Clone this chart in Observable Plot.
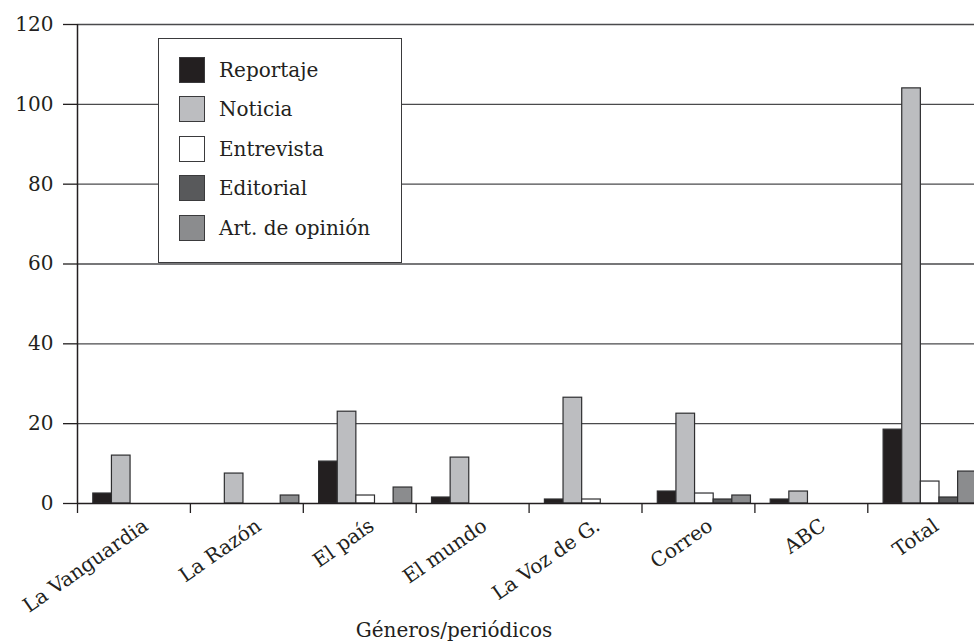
<!DOCTYPE html>
<html>
<head>
<meta charset="utf-8">
<script src="https://cdn.jsdelivr.net/npm/d3@7"></script>
<script src="https://cdn.jsdelivr.net/npm/@observablehq/plot@0.6"></script>
<style>
  html, body { margin: 0; padding: 0; background: #fff; }
  #wrap { position: relative; width: 974px; height: 644px; font-family: "DejaVu Serif", serif; }
  #legend { position: absolute; left: 158px; top: 38px; width: 242px; height: 223px; background: #fff;
            border: 1.5px solid #3a3a3c; box-sizing: content-box; }
  #legend .row { position: absolute; left: 20px; height: 27px; display: flex; align-items: center; }
  #legend .sw { width: 26px; height: 26px; border: 1px solid #3a3a3c; box-sizing: border-box; margin-right: 14px; }
  #legend .lab { font-size: 20px; color: #231f20; white-space: nowrap; }
</style>
</head>
<body>
<div id="wrap"></div>
<script>
const categories = ["La Vanguardia", "La Razón", "El país", "El mundo", "La Voz de G.", "Correo", "ABC", "Total"];
const series = ["Reportaje", "Noticia", "Entrevista", "Editorial", "Art. de opinión"];
const reportaje  = [2.5, 0,   10.5, 1.5,  1,    3,    1,  18.5];
const noticia    = [12,  7.5, 23,   11.5, 26.5, 22.5, 3,  104];
const entrevista = [0,   0,   2,    0,    1,    2.5,  0,  5.5];
const editorial  = [0,   0,   0,    0,    0,    1,    0,  1.5];
const opinion    = [0,   2,   4,    0,    0,    2,    0,  8];
const yTicks = [0, 20, 40, 60, 80, 100, 120];
const colors = ["#231f20", "#bcbdc0", "#ffffff", "#58595b", "#8b8c8e"];
const xTitle = "Géneros/periódicos";

const valuesBySeries = [reportaje, noticia, entrevista, editorial, opinion];
const table = [];
categories.forEach((c, gi) => {
  series.forEach((s, si) => {
    const v = valuesBySeries[si][gi];
    if (v > 0) table.push({category: c, series: s, value: v, gi, si});
  });
});

const barOffset = 0.14;
const barWidth = 0.165;
const ink = "#231f20";

const chart = Plot.plot({
  width: 974,
  height: 644,
  marginLeft: 77,
  marginRight: 0,
  marginTop: 24,
  marginBottom: 141,
  style: {fontFamily: "DejaVu Serif", fontSize: "20px", color: ink, background: "#fff"},
  x: {type: "linear", domain: [0, categories.length], range: [77, 77 + 8 * 112.9]},
  y: {domain: [0, 120]},
  color: {domain: series, range: colors},
  marks: [
    Plot.gridY(yTicks.filter(t => t > 0), {stroke: "#4a4a4c", strokeOpacity: 1, strokeWidth: 1.3}),
    Plot.rect(table, {
      x1: d => d.gi + barOffset + d.si * barWidth,
      x2: d => d.gi + barOffset + (d.si + 1) * barWidth,
      y1: () => 0,
      y2: "value",
      fill: "series",
      stroke: "#2e2e30",
      strokeWidth: 1.2
    }),
    Plot.ruleY([0], {stroke: ink, strokeWidth: 1.5}),
    Plot.ruleX([0], {stroke: ink, strokeWidth: 1.5}),
    Plot.axisY({ticks: yTicks, tickSize: 14, tickPadding: 10, fontSize: 20, label: null, strokeWidth: 1.3}),
    Plot.axisX({ticks: d3.range(categories.length + 1), tickSize: 10, tickFormat: () => "", label: null, strokeWidth: 1.3}),
    Plot.axisX({
      ticks: d3.range(categories.length).map(i => i + 0.5),
      tickSize: 0,
      tickPadding: 20,
      tickRotate: -35,
      dx: 12,
      fontSize: 20,
      tickFormat: v => categories[Math.floor(v)],
      label: null
    }),
    Plot.text([xTitle], {text: d => d, frameAnchor: "bottom", dx: -72, dy: 133, fontSize: 20, fill: ink})
  ]
});

const wrap = document.getElementById("wrap");
wrap.appendChild(chart);

const legend = document.createElement("div");
legend.id = "legend";
series.forEach((s, i) => {
  const row = document.createElement("div");
  row.className = "row";
  row.style.top = (17 + i * 39.5) + "px";
  const sw = document.createElement("div");
  sw.className = "sw";
  sw.style.background = colors[i];
  const lab = document.createElement("div");
  lab.className = "lab";
  lab.textContent = s;
  row.appendChild(sw);
  row.appendChild(lab);
  legend.appendChild(row);
});
wrap.appendChild(legend);
</script>
</body>
</html>
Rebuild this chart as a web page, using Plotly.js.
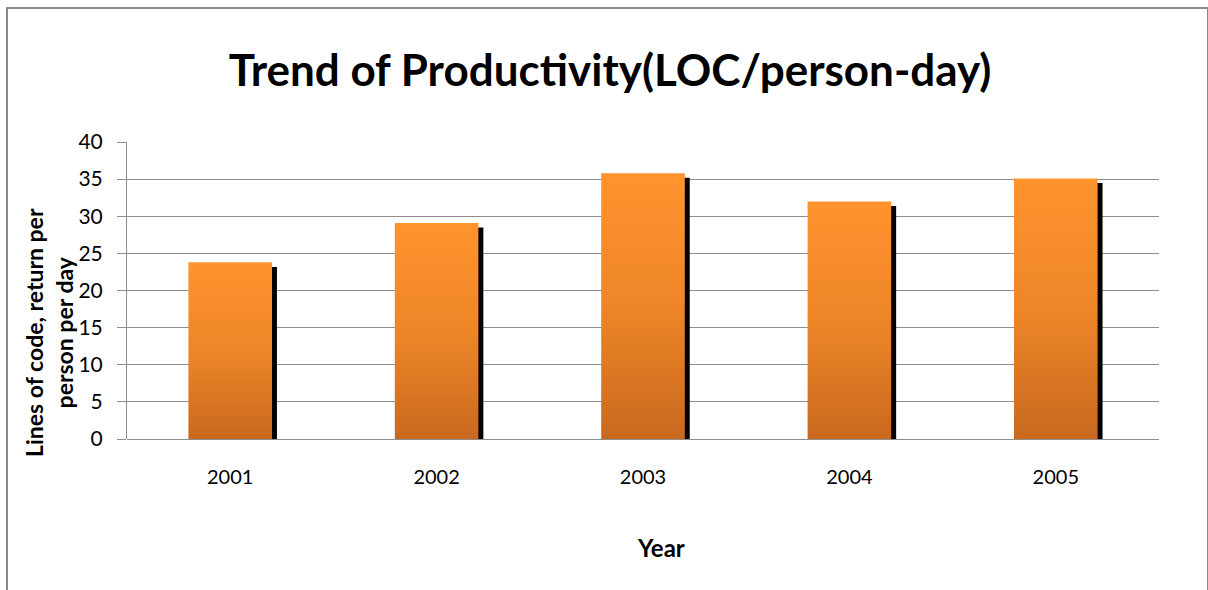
<!DOCTYPE html>
<html>
<head>
<meta charset="utf-8">
<script src="https://cdn.plot.ly/plotly-3.0.1.min.js"></script>
<style>
  html, body { margin: 0; padding: 0; background: #fff; overflow: hidden; }
  #wrap { position: relative; width: 1208px; height: 590px; }
  #chart { position: absolute; left: 0; top: 0; width: 1208px; height: 590px; }
  #frame { position: absolute; left: 6px; top: 7px; width: 1199px; height: 620px;
           border: 2px solid #8a8a8a; pointer-events: none; }
</style>
</head>
<body>
<div id="wrap">
  <div id="chart"></div>
  <div id="frame"></div>
</div>
<script>
const years = ['2001', '2002', '2003', '2004', '2005'];
const productivity = [23.8, 29.1, 35.8, 32.0, 35.1];
const yTicks = [0, 5, 10, 15, 20, 25, 30, 35, 40];

const FONT = 'Lato, Liberation Sans, Arial, sans-serif';
const barWidth = 0.405;
const shadowShiftX = 0.024;
const shadowDrop = 0.63;

const shadow = {
  type: 'bar', x: years, y: productivity,
  base: -shadowDrop,
  width: barWidth, offset: -barWidth / 2 + shadowShiftX,
  marker: { color: '#000000', line: { width: 0 } },
  hoverinfo: 'skip', showlegend: false
};
const bars = {
  type: 'bar', x: years, y: productivity,
  width: barWidth, offset: -barWidth / 2,
  marker: { color: '#F5902D', line: { width: 0 } },
  showlegend: false
};

const layout = {
  width: 1208, height: 590,
  margin: { l: 127, r: 49, t: 141.5, b: 150.7, pad: 0 },
  paper_bgcolor: '#ffffff', plot_bgcolor: '#ffffff',
  barmode: 'overlay',
  showlegend: false,
  font: { family: FONT, color: '#000000' },
  title: {
    text: '<b>Trend of Productivity(LOC/person-day)</b>',
    font: { family: FONT, size: 44, color: '#000000' },
    x: 0.505, xref: 'container', xanchor: 'center',
    y: 1 - 71 / 590, yref: 'container', yanchor: 'middle'
  },
  xaxis: {
    type: 'category',
    showgrid: false, zeroline: false,
    showline: false,
    ticks: '',
    tickfont: { family: FONT, size: 20, color: '#000000' },
    ticklabelstandoff: 24
  },
  yaxis: {
    range: [0, 40],
    tickvals: yTicks,
    ticktext: yTicks.map(String),
    showgrid: true, gridcolor: '#8e8e8e', gridwidth: 1,
    zeroline: true, zerolinecolor: '#8e8e8e', zerolinewidth: 1,
    showline: true, linecolor: '#8e8e8e', linewidth: 1,
    ticks: 'outside', ticklen: 9, tickcolor: '#8e8e8e', tickwidth: 1,
    tickfont: { family: FONT, size: 21, color: '#000000' },
    ticklabelstandoff: 10
  },
  annotations: [
    {
      text: '<b>Lines of code, return per<br>person per day</b>',
      xref: 'paper', yref: 'paper',
      x: (49 - 127) / 1032, y: (439.3 - 333) / 297.8,
      xanchor: 'center', yanchor: 'middle',
      textangle: -90, showarrow: false,
      font: { family: FONT, size: 23, color: '#000000' },
      align: 'center'
    },
    {
      text: '<b>Year</b>',
      xref: 'paper', yref: 'paper',
      x: (661 - 127) / 1032, y: -(548 - 439.3) / 297.8,
      xanchor: 'center', yanchor: 'middle',
      showarrow: false,
      font: { family: FONT, size: 24, color: '#000000' }
    }
  ]
};

Plotly.newPlot('chart', [shadow, bars], layout, { displayModeBar: false, staticPlot: true }).then(function (gd) {
  const svg = gd.querySelector('svg.main-svg');
  const ns = 'http://www.w3.org/2000/svg';
  let defs = svg.querySelector('defs');
  if (!defs) { defs = document.createElementNS(ns, 'defs'); svg.insertBefore(defs, svg.firstChild); }
  const grad = document.createElementNS(ns, 'linearGradient');
  grad.setAttribute('id', 'barGrad');
  grad.setAttribute('x1', '0'); grad.setAttribute('y1', '0');
  grad.setAttribute('x2', '0'); grad.setAttribute('y2', '1');
  [['0', '#FF932E'], ['0.5', '#EE8628'], ['1', '#C9691F']].forEach(function (s) {
    const st = document.createElementNS(ns, 'stop');
    st.setAttribute('offset', s[0]); st.setAttribute('stop-color', s[1]);
    grad.appendChild(st);
  });
  defs.appendChild(grad);
  const traces = gd.querySelectorAll('g.trace.bars');
  if (traces.length > 1) {
    traces[1].querySelectorAll('path').forEach(function (p) {
      p.style.fill = 'url(#barGrad)';
    });
  }
});
</script>
</body>
</html>
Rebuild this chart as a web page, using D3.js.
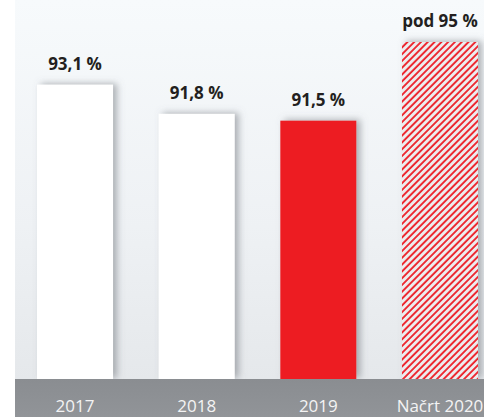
<!DOCTYPE html>
<html lang="sl">
<head>
  <meta charset="UTF-8" />
  <title>Delež</title>
  <script src="https://d3js.org/d3.v7.min.js"></script>
  <style>
    html, body {
      margin: 0;
      padding: 0;
      background: #fff;
    }
    svg {
      display: block;
    }
    .value-label {
      font-family: 'Open Sans', sans-serif;
      font-weight: 700;
      font-size: 17px;
      fill: #231f20;
    }
    .axis-label {
      font-family: 'Open Sans', sans-serif;
      font-size: 17px;
      fill: #f4f4f4;
    }
  </style>
</head>
<body>
<svg width="484" height="417"></svg>

<script>
const categories = ["2017", "2018", "2019", "Načrt 2020"];
const values = [93.1, 91.8, 91.5, 95];
const valueLabels = ["93,1 %", "91,8 %", "91,5 %", "pod 95 %"];
const kinds = ["white", "white", "red", "hatch"];

const width = 484, height = 417;
const panelLeft = 15;
const baseY = 379;

const svg = d3.select("svg");
const defs = svg.append("defs");

// panel background gradient
const bg = defs.append("linearGradient")
  .attr("id", "bg").attr("x1", 0).attr("y1", 0).attr("x2", 0).attr("y2", 1);
bg.append("stop").attr("offset", "0%").attr("stop-color", "#f7fafc");
bg.append("stop").attr("offset", "60%").attr("stop-color", "#eef1f4");
bg.append("stop").attr("offset", "100%").attr("stop-color", "#e5e8eb");

const band = defs.append("linearGradient")
  .attr("id", "band").attr("x1", 0).attr("y1", 0).attr("x2", 0).attr("y2", 1);
band.append("stop").attr("offset", "0%").attr("stop-color", "#8a8d91");
band.append("stop").attr("offset", "100%").attr("stop-color", "#919498");

// soft shadow to the right of each bar
const shadow = defs.append("filter")
  .attr("id", "shadow")
  .attr("x", "-20%").attr("y", "-10%").attr("width", "150%").attr("height", "120%");
shadow.append("feDropShadow")
  .attr("dx", 4).attr("dy", -1)
  .attr("stdDeviation", 3.5)
  .attr("flood-color", "#6f757c")
  .attr("flood-opacity", 0.55);

// red hatch for the plan bar
const hatch = defs.append("pattern")
  .attr("id", "hatch")
  .attr("patternUnits", "userSpaceOnUse")
  .attr("width", 4.8).attr("height", 4.8)
  .attr("patternTransform", "rotate(45)");
hatch.append("rect")
  .attr("width", 4.8).attr("height", 4.8)
  .attr("fill", "#ecedef");
hatch.append("line")
  .attr("x1", 1).attr("y1", 0).attr("x2", 1).attr("y2", 4.8)
  .attr("stroke", "#ed1c24")
  .attr("stroke-width", 1.8);

svg.append("rect")
  .attr("x", panelLeft).attr("y", 0)
  .attr("width", width - panelLeft).attr("height", baseY)
  .attr("fill", "url(#bg)");

const x = d3.scaleBand()
  .domain(categories)
  .range([37, 478])
  .paddingInner(0.375)
  .paddingOuter(0);

const y = d3.scaleLinear()
  .domain([80, 95])
  .range([baseY, 42]);

const fills = { white: "#ffffff", red: "#ed1c24", hatch: "url(#hatch)" };

const data = categories.map((c, i) => ({
  cat: c, value: values[i], label: valueLabels[i], kind: kinds[i]
}));

svg.selectAll("rect.bar")
  .data(data)
  .enter()
  .append("rect")
  .attr("class", "bar")
  .attr("x", d => x(d.cat))
  .attr("y", d => y(d.value))
  .attr("width", x.bandwidth())
  .attr("height", d => baseY - y(d.value))
  .attr("fill", d => fills[d.kind])
  .attr("filter", "url(#shadow)");

svg.selectAll("text.value-label")
  .data(data)
  .enter()
  .append("text")
  .attr("class", "value-label")
  .attr("x", d => x(d.cat) + x.bandwidth() / 2)
  .attr("y", d => y(d.value) - 15)
  .attr("text-anchor", "middle")
  .text(d => d.label);

// bottom grey band with category labels
svg.append("rect")
  .attr("x", panelLeft).attr("y", baseY)
  .attr("width", width - panelLeft).attr("height", height - baseY)
  .attr("fill", "url(#band)");

svg.selectAll("text.axis-label")
  .data(data)
  .enter()
  .append("text")
  .attr("class", "axis-label")
  .attr("x", d => x(d.cat) + x.bandwidth() / 2)
  .attr("y", 412)
  .attr("text-anchor", "middle")
  .text(d => d.cat);
</script>
</body>
</html>
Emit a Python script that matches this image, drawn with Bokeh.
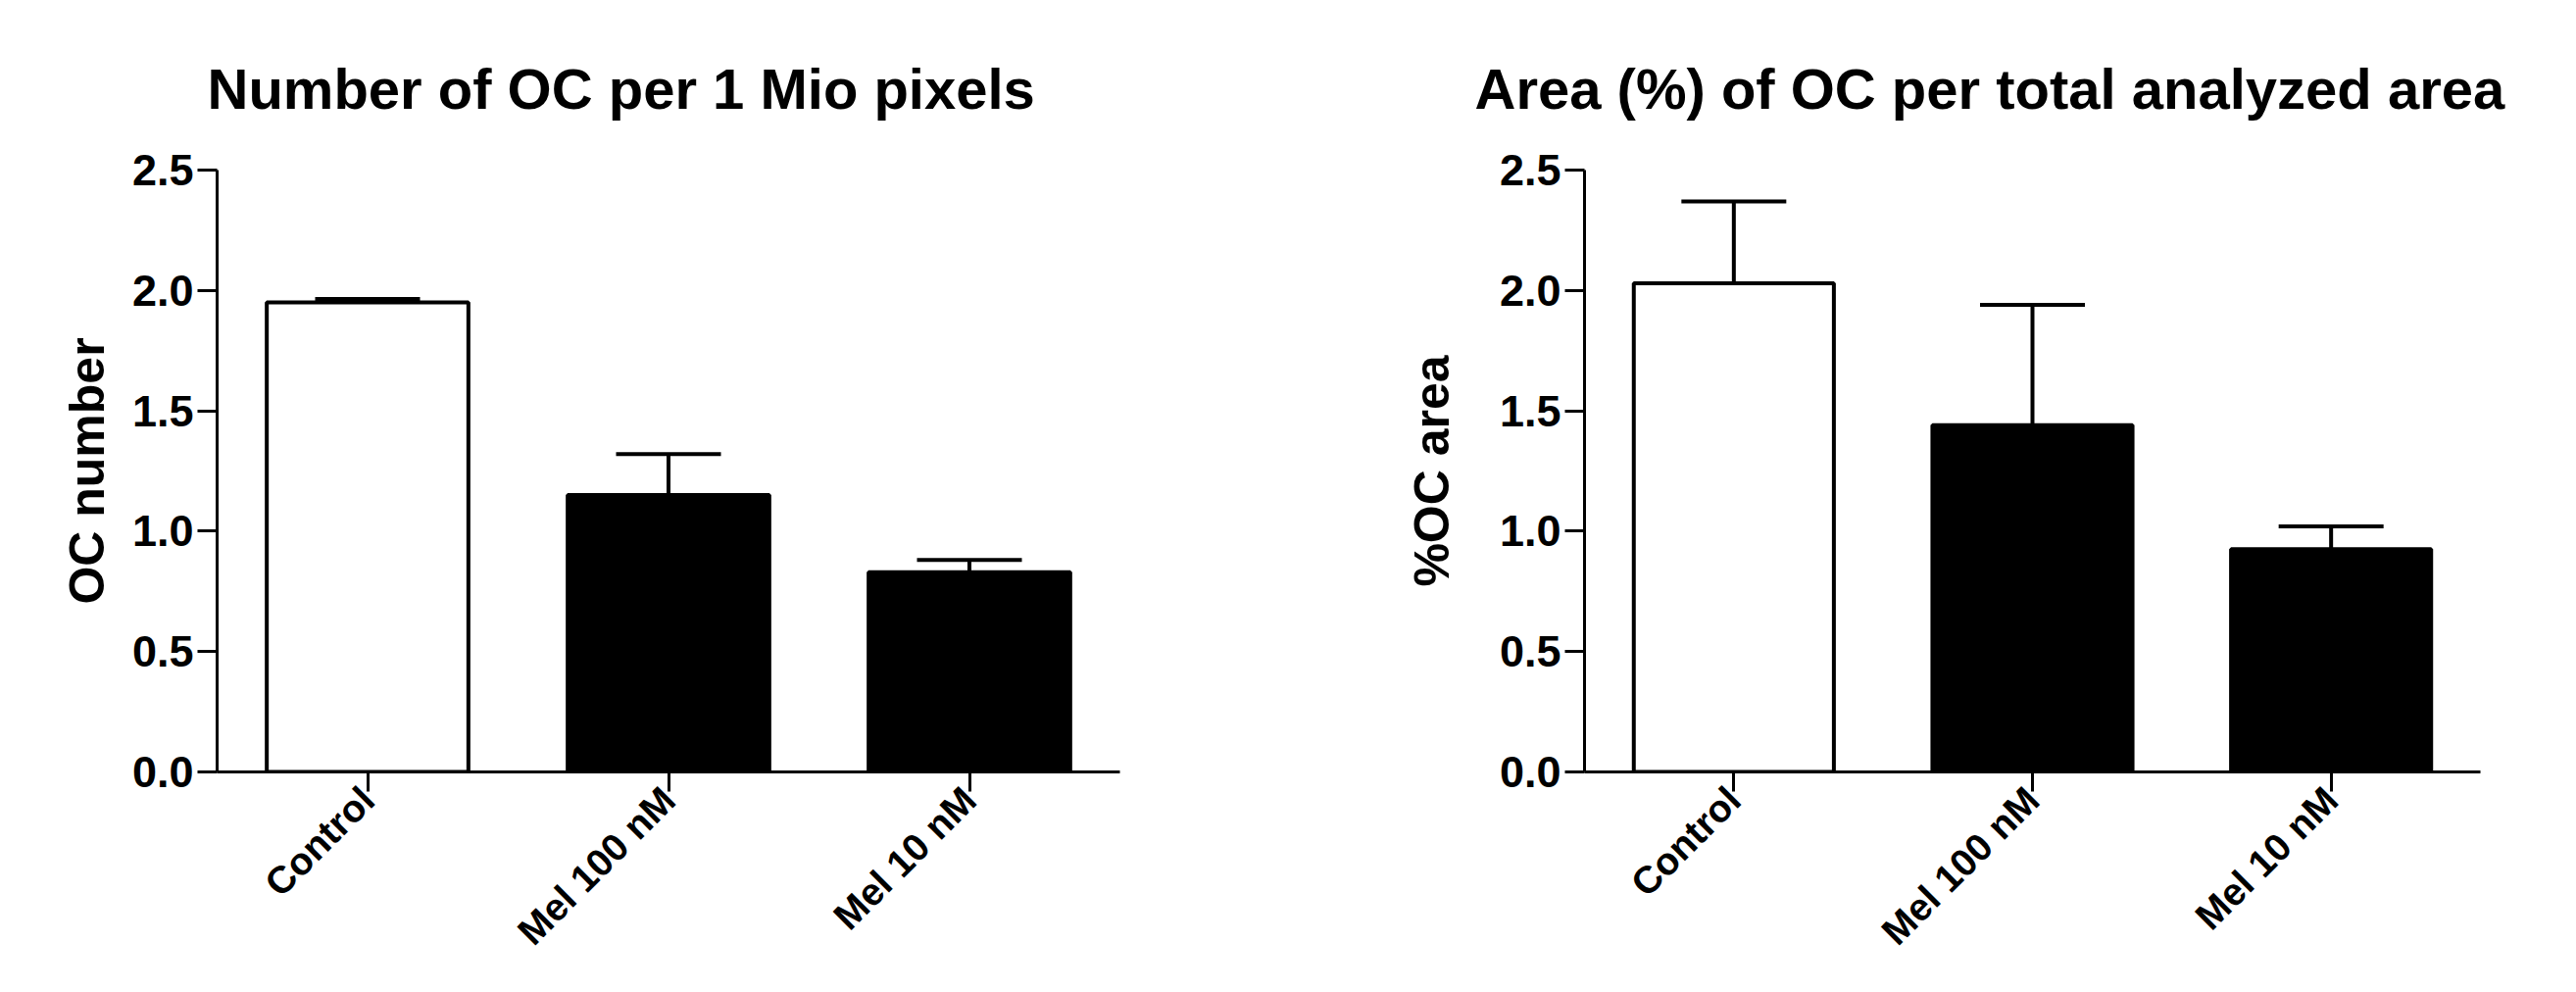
import math
from bokeh.plotting import figure
from bokeh.models import (Range1d, FactorRange, ColumnDataSource, Whisker, TeeHead,
                          FixedTicker, PrintfTickFormatter)
from bokeh.layouts import row
from bokeh.embed import file_html
from bokeh.resources import INLINE

categories = ["Control", "Mel 100 nM", "Mel 10 nM"]
oc_number_mean = [1.95, 1.15, 0.83]
oc_number_sem = [0.015, 0.17, 0.05]
oc_area_mean = [2.03, 1.44, 0.925]
oc_area_sem = [0.34, 0.50, 0.095]
bar_fill = ["white", "black", "black"]
y_ticks = [0.0, 0.5, 1.0, 1.5, 2.0, 2.5]

FONT = "Liberation Sans"


def make(title, ylabel, means, sems, border_left, border_right, title_offset, label_standoff):
    src = ColumnDataSource(dict(
        cat=categories,
        top=means,
        upper=[m + s for m, s in zip(means, sems)],
        fill=bar_fill,
    ))
    p = figure(x_range=FactorRange(*categories), y_range=Range1d(0, 2.5),
               width=1306, height=1004, output_backend="svg", toolbar_location=None,
               min_border_left=border_left, min_border_right=border_right,
               min_border_top=173, min_border_bottom=217)
    p.vbar(x="cat", top="top", width=0.67, source=src, fill_color="fill",
           line_color="black", line_width=4)
    w = Whisker(base="cat", lower="top", upper="upper", source=src,
                line_width=4, line_color="black",
                upper_head=TeeHead(size=107, line_width=4, line_color="black"),
                lower_head=None)
    p.add_layout(w)

    p.title.text = title
    p.title.text_font = FONT
    p.title.text_font_size = "58px"
    p.title.text_font_style = "bold"
    p.title.text_color = "black"
    p.title.align = "left"
    p.title.offset = title_offset
    p.title.standoff = 102

    p.xgrid.grid_line_color = None
    p.ygrid.grid_line_color = None
    p.outline_line_color = None

    for ax in (p.xaxis, p.yaxis):
        ax.axis_line_width = 3
        ax.major_tick_line_width = 3
        ax.major_tick_out = 20
        ax.major_tick_in = 0
        ax.minor_tick_line_color = None
        ax.major_label_text_font = FONT
        ax.major_label_text_font_style = "bold"
        ax.major_label_text_color = "black"
        ax.axis_line_color = "black"
        ax.major_tick_line_color = "black"

    p.xaxis.major_label_text_font_size = "39px"
    p.xaxis.major_label_orientation = math.pi / 4
    p.xaxis.major_label_standoff = 2

    p.yaxis.ticker = FixedTicker(ticks=y_ticks)
    p.yaxis.formatter = PrintfTickFormatter(format="%.1f")
    p.yaxis.major_label_text_font_size = "45px"
    p.yaxis.major_label_standoff = 4
    p.yaxis.axis_label = ylabel
    p.yaxis.axis_label_text_font = FONT
    p.yaxis.axis_label_text_font_size = "50px"
    p.yaxis.axis_label_text_font_style = "bold"
    p.yaxis.axis_label_text_color = "black"
    p.yaxis.axis_label_standoff = label_standoff
    return p


p1 = make("Number of OC per 1 Mio pixels", "OC number", oc_number_mean, oc_number_sem,
          221, 164, -10, 15)
p2 = make("Area (%) of OC per total analyzed area", "%OC area", oc_area_mean, oc_area_sem,
          310, 82, -112, 38)

layout = row(p1, p2)
open("out.html", "w").write(file_html(layout, INLINE))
--- --- ---
## SHORT PROBLEM
Extract from the material above the stretch running from the line containing "Rebuild this chart as a web page, using Plotly.js." through the line containing "30, 35, 40];". Keep the text exact and the pictures out.

## SOLVED EXERCISE
Rebuild this chart as a web page, using Plotly.js.
<!DOCTYPE html>
<html>
<head>
<meta charset="utf-8">
<script src="https://cdn.plot.ly/plotly-3.0.1.min.js"></script>
<style>
  html, body { margin: 0; padding: 0; background: #fff; overflow: hidden; }
  #wrap { position: relative; width: 1208px; height: 590px; }
  #chart { position: absolute; left: 0; top: 0; width: 1208px; height: 590px; }
  #frame { position: absolute; left: 6px; top: 7px; width: 1199px; height: 620px;
           border: 2px solid #8a8a8a; pointer-events: none; }
</style>
</head>
<body>
<div id="wrap">
  <div id="chart"></div>
  <div id="frame"></div>
</div>
<script>
const years = ['2001', '2002', '2003', '2004', '2005'];
const productivity = [23.8, 29.1, 35.8, 32.0, 35.1];
const yTicks = [0, 5, 10, 15, 20, 25, 30, 35, 40];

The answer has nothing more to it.